Anlamlı bir bağ kurmanın anahtarı, yargılamadan dinlemek ve samimiyetle merak etmektir. Bu bayram, alışılagelmiş "Nasılsın?" sorusunun ötesine geçmeyi deneyebiliriz. Cevabı tek kelimelik olmayan, ucu açık ve kalbe dokunan sorular sormak, hiç beklemediğimiz kapıları aralayabilir. "Baba, gençken en büyük hayalin neydi?" veya "Anne, evlendiğin ilk gün ne hissetmiştin?" gibi sorular, ezberlenmiş cevapların dışına çıkarak, karşınızdaki kişinin ruhuna bir pencere açar. Bu, bir sorgulama değil, bir keşif yolculuğudur. Karşınızdakine, onun hikayesinin sizin için değerli olduğunu hissettirmenin en zarif yoludur.
Bazen doğru soruları bulmak veya bu sohbeti başlatmak zorlayıcı olabilir. İşte bu noktada, özenle hazırlanmış rehberler bize ilham verebilir. Örneğin, Cosita'nın "Hikayeni Duymak İstiyorum, Anne" ve "Hikayeni Duymak İstiyorum, Baba" anı defterleri, tam da bu amaçla tasarlanmıştır. İçlerindeki derinlikli sorular, bir sohbet başlatıcı görevi görerek, ebeveynlerimizin hayat yolculuklarını, bilgeliklerini ve duygularını anlamamız için bize bir yol haritası sunar. Bu defterler, o sorulmamış soruları bizim için sorarak, sessizliği anlamlı bir diyaloğa dönüştürmenin kapısını aralar.
Yeni Gelenekler Yaratmak: Mirası Geleceğe Taşımak
Gelenekler, müzeye kaldırılmış, dokunulmaz objeler değildir. Onlar yaşayan, nefes alan ve her nesille birlikte yeniden şekillenen dinamik yapılardır. Geçmişin mirasını onurlandırırken, kendi ailemizin ruhuna uygun yeni gelenekler yaratmak da bir o kadar değerlidir. Belki bu bayram, ailenin en yaşlı üyesinden bir anısını anlatmasını rica ettiğiniz bir "anı köşesi" oluşturabilirsiniz. Ya da her bayram, tüm aile üyelerinin o yıl öğrendikleri en önemli dersi küçük bir kağıda yazıp bir kavanozda biriktirdiği bir "bilgelik kavanozu" başlatabilirsiniz. Bu yeni ritüeller, sadece o anı özel kılmakla kalmaz, aynı zamanda gelecekteki nesillere bırakacağınız, sizin imzanızı taşıyan sıcak ve anlamlı bir miras haline gelir.

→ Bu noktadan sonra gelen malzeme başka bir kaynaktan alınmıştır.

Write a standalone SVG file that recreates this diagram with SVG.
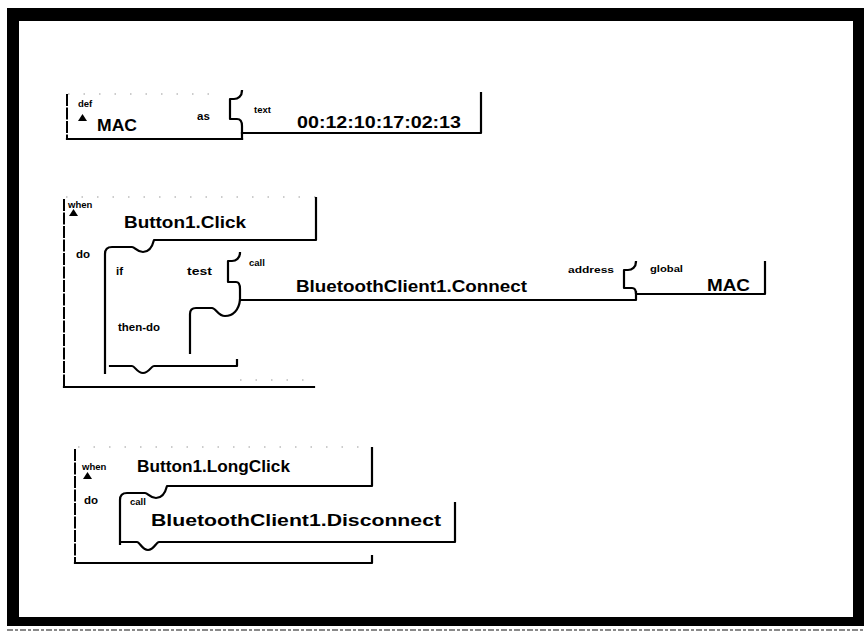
<svg xmlns="http://www.w3.org/2000/svg" width="864" height="634" viewBox="0 0 864 634">
<style>
.ln{fill:none;stroke:#000;stroke-width:2.2;stroke-linejoin:round;stroke-linecap:square}
.ed{fill:none;stroke:#000;stroke-width:2;stroke-dasharray:12 1.5}
.dot{fill:none;stroke:#999;stroke-width:1.2;stroke-dasharray:1.5 14}
.big{font-family:"Liberation Sans",Arial,sans-serif;font-weight:bold;font-size:16.5px;fill:#000}
.sm{font-family:"Liberation Sans",Arial,sans-serif;font-weight:bold;font-size:9.5px;fill:#000}
.md{font-family:"Liberation Sans",Arial,sans-serif;font-weight:bold;font-size:11.5px;fill:#000}
.tri{fill:#000}
</style>
<rect x="0" y="0" width="864" height="634" fill="#fff"/>
<g id="frame">
<rect x="7" y="8" width="857" height="618" fill="#000"/>
<rect x="19" y="21" width="834" height="596" fill="#fff"/>
<line x1="7" y1="630" x2="864" y2="630" stroke="#888" stroke-width="2" stroke-dasharray="6 2 3 2"/>
</g>
<g id="def-MAC">
<line class="dot" x1="68" y1="94" x2="215" y2="94"/>
<line class="ed" x1="67" y1="94" x2="67" y2="139"/>
<line class="ln" x1="67" y1="139" x2="242" y2="139"/>
<path class="ln" d="M242 91 C242 96 238 99 234 99 L230 99 L230 119 L237 119 C241 119 242 122 242 126 L242 139"/>
<path class="ln" d="M242 133 L481 133 L481 93"/>
<text class="sm" x="78" y="107">def</text>
<polygon class="tri" points="78,121 82.5,114 87,121"/>
<text class="big" x="97" y="131" textLength="40" lengthAdjust="spacingAndGlyphs">MAC</text>
<text class="md" x="197" y="120">as</text>
<text class="sm" x="254" y="113">text</text>
<text class="big" x="297" y="128" textLength="164" lengthAdjust="spacingAndGlyphs">00:12:10:17:02:13</text>
</g>
<g id="when-Button1-Click">
<line class="dot" x1="66" y1="197" x2="316" y2="197"/>
<line class="ed" x1="64" y1="199" x2="64" y2="387"/>
<line class="ln" x1="64" y1="387" x2="314" y2="387"/>
<line class="dot" x1="240" y1="380" x2="312" y2="380"/>
<path class="ln" d="M316 198 L316 240 L154 240 C152 248 149 252 143 252 C137 252 135 247 132 247 L112 247 Q105 247 105 254 L105 373"/>
<path class="ln" d="M110 366 L132 366 C135 366 137 373 143 373 C149 373 151 366 154 366 L237 366 L237 360"/>
<path class="ln" d="M240 300 C239 310 233 316 225 316 C218 316 216 308 212 308 L196 308 Q190 308 190 314 L190 353"/>
<text class="sm" x="68" y="208">when</text>
<polygon class="tri" points="69,216 73.5,209 78,216"/>
<text class="big" x="124" y="228" textLength="122" lengthAdjust="spacingAndGlyphs">Button1.Click</text>
<text class="md" x="76" y="258">do</text>
<text class="md" x="116" y="275">if</text>
<text class="md" x="187" y="275" textLength="25" lengthAdjust="spacingAndGlyphs">test</text>
<text class="md" x="118" y="331" textLength="42" lengthAdjust="spacingAndGlyphs">then-do</text>
</g>
<g id="call-Connect">
<path class="ln" d="M240 253 C240 258 236 261 232 261 L228 261 L228 282 L236 282 C239 282 240 285 240 289 L240 300 L636 300 L636 292"/>
<text class="sm" x="249" y="266">call</text>
<text class="big" x="296" y="292" textLength="231" lengthAdjust="spacingAndGlyphs">BluetoothClient1.Connect</text>
<text class="sm" x="568" y="273" textLength="46" lengthAdjust="spacingAndGlyphs">address</text>
</g>
<g id="global-MAC">
<path class="ln" d="M636 262 C636 267 632 270 628 270 L624 270 L624 288 L632 288 C635 288 636 291 636 294 L765 294 L765 262"/>
<text class="sm" x="650" y="272" textLength="33" lengthAdjust="spacingAndGlyphs">global</text>
<text class="big" x="707" y="291" textLength="43" lengthAdjust="spacingAndGlyphs">MAC</text>
</g>
<g id="when-Button1-LongClick">
<line class="dot" x1="78" y1="447" x2="372" y2="447"/>
<line class="ed" x1="75" y1="449" x2="75" y2="563"/>
<path class="ln" d="M75 563 L372 563 L372 556"/>
<path class="ln" d="M372 448 L372 486 L167 486 C165 494 162 498 156 498 C150 498 148 493 145 493 L127 493 Q120 493 120 500 L120 544"/>
<text class="sm" x="82" y="470">when</text>
<polygon class="tri" points="83,479 87.5,472 92,479"/>
<text class="big" x="137" y="472" textLength="153" lengthAdjust="spacingAndGlyphs">Button1.LongClick</text>
<text class="md" x="84" y="504">do</text>
</g>
<g id="call-Disconnect">
<path class="ln" d="M122 542 L137 542 C140 542 142 550 148 550 C154 550 156 542 159 542 L455 542 L455 503"/>
<text class="sm" x="130" y="505">call</text>
<text class="big" x="151" y="526" textLength="290" lengthAdjust="spacingAndGlyphs">BluetoothClient1.Disconnect</text>
</g>
</svg>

Sofradan Kalkan Sadece Bedenler Olmasın
Bayram sofraları kurulur ve kaldırılır. Yemekler biter, misafirler dağılır. Geriye kalan, bulaşık yığınları ve boş tabaklar olmamalı. Geriye, ruhumuzu doyuran sohbetler, kalbimizi ısıtan anılar ve birbirimize biraz daha yaklaştığımızı hissettiren o paha biçilmez bağ kalmalı. Bir geleneği yaşatmanın en güzel yolu, ona kendi ruhumuzdan bir parça katmaktır. Bu bayram, sofranızdaki en lezzetli şeyin, büyük bir merakla sorduğunuz bir soru ve sevgiyle dinlediğiniz bir cevap olmasını dilerim. Çünkü nesiller boyu aktarılacak en değerli miras, ne tarif defterleri ne de antika eşyalardır; en değerli miras, birbirimize anlattığımız hikayelerdir.